# Anthurium ID: Crinkled Anthurium



## JoshH (Feb 13, 2008)

I have yet another Anthurium that I'm looking for. A few years back I ran into an Anthurium species that was very simiar to radicans. It had the same compact growth and was very slow growing. It had very ruffled or even crinkled leaves that were similar to a moon valley pilea's leaves. It tended to grow best on a dripping, mossy substrate and liked the shade. I know this will be hard with no pics, but I'll give it a shot. I would love to id this thing so I could possibly get ahold of a plant


----------



## harrywitmore (Feb 9, 2004)

Maybe Anthurium clidemioides?

http://www.aroid.org/genera/anthurium/p ... lidem.html


----------



## JoshH (Feb 13, 2008)

Maybe Harry, thats pretty close..... Here's a bad pic thats pretty difficult to see. It's hiding at the bottom in the moss, I circled it.


----------



## harrywitmore (Feb 9, 2004)

Yep, that looks like it.
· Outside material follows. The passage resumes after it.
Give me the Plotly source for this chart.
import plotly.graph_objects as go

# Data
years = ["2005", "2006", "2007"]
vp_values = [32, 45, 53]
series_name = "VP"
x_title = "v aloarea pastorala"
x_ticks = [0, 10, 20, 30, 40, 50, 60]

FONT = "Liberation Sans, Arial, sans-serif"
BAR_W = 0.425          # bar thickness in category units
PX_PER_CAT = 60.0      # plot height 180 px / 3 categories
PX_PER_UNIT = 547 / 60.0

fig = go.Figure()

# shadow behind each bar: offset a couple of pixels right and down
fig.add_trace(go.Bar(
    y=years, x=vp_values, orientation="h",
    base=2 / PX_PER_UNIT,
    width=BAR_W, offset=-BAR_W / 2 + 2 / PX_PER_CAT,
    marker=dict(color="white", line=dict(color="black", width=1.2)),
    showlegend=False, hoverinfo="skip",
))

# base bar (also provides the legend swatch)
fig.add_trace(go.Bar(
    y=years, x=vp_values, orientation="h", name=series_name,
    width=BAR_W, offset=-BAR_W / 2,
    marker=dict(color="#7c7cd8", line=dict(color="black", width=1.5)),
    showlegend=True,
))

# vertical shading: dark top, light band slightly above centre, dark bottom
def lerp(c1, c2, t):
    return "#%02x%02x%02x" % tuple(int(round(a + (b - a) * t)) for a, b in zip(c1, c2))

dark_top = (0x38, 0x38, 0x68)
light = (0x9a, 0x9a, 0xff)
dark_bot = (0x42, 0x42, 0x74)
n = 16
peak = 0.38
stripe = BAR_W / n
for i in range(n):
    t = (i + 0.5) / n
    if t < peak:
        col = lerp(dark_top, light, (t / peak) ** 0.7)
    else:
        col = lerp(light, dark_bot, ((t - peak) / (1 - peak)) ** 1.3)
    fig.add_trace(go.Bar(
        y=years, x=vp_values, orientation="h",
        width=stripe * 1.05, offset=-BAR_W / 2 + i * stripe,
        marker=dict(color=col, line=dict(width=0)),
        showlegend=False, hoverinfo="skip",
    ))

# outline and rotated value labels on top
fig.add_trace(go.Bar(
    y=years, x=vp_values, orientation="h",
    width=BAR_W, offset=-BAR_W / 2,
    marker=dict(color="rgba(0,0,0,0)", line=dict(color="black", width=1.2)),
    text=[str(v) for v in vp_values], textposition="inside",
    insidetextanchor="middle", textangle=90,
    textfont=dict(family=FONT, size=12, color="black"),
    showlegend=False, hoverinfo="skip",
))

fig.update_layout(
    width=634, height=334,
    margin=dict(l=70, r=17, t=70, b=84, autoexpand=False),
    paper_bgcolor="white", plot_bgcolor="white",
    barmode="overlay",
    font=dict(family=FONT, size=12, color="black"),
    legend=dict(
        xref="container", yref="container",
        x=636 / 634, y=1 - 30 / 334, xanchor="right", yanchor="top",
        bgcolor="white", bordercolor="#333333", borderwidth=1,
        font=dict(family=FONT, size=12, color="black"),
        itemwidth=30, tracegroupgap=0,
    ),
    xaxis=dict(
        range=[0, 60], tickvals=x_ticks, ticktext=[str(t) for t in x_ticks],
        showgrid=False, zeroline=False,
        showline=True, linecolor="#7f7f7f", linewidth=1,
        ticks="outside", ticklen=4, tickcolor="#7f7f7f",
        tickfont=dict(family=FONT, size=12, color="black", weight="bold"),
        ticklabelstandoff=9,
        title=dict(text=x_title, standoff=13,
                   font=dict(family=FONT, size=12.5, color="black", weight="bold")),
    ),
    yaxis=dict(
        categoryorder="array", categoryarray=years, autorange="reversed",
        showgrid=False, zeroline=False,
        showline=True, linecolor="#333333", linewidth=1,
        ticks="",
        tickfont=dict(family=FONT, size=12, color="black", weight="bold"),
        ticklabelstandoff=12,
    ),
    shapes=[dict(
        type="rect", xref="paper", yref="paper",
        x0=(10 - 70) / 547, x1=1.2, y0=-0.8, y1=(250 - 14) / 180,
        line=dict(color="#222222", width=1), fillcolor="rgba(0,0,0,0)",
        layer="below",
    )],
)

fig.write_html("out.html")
It's a high altitude species. I saw it at ABG and I have been after it ever since.


----------



## JoshH (Feb 13, 2008)

That sounds about right, I am about 99.9999% sure the plant I saw was from ABG/Ron G stock, alot of the others in that display were. I imagine it's not going to be easy to get a piece. I had a bunch of it about 4-5 years ago but it died off, probably because of temps, I didn't know it was high altitude. If you run into anyone who has it please let me know! :wink:


----------



## RarePlantBroker (Aug 3, 2008)

try http://www.ecuagenera.com they have a lot of high altitude and rare anthuriums.


----------



## harrywitmore (Feb 9, 2004)

Does this look right?


----------



## harrywitmore (Feb 9, 2004)

Well, I was mistaken. I did some reading and this species is from about 800 m and comes from the lowland tropical forest of Costa Rica. It's an epiphyte and like moist mossy areas. I got it on good authority it loves terrariums.


----------



## Guest (Aug 13, 2008)

Now you guys have me drooling over a new Anthurium!


----------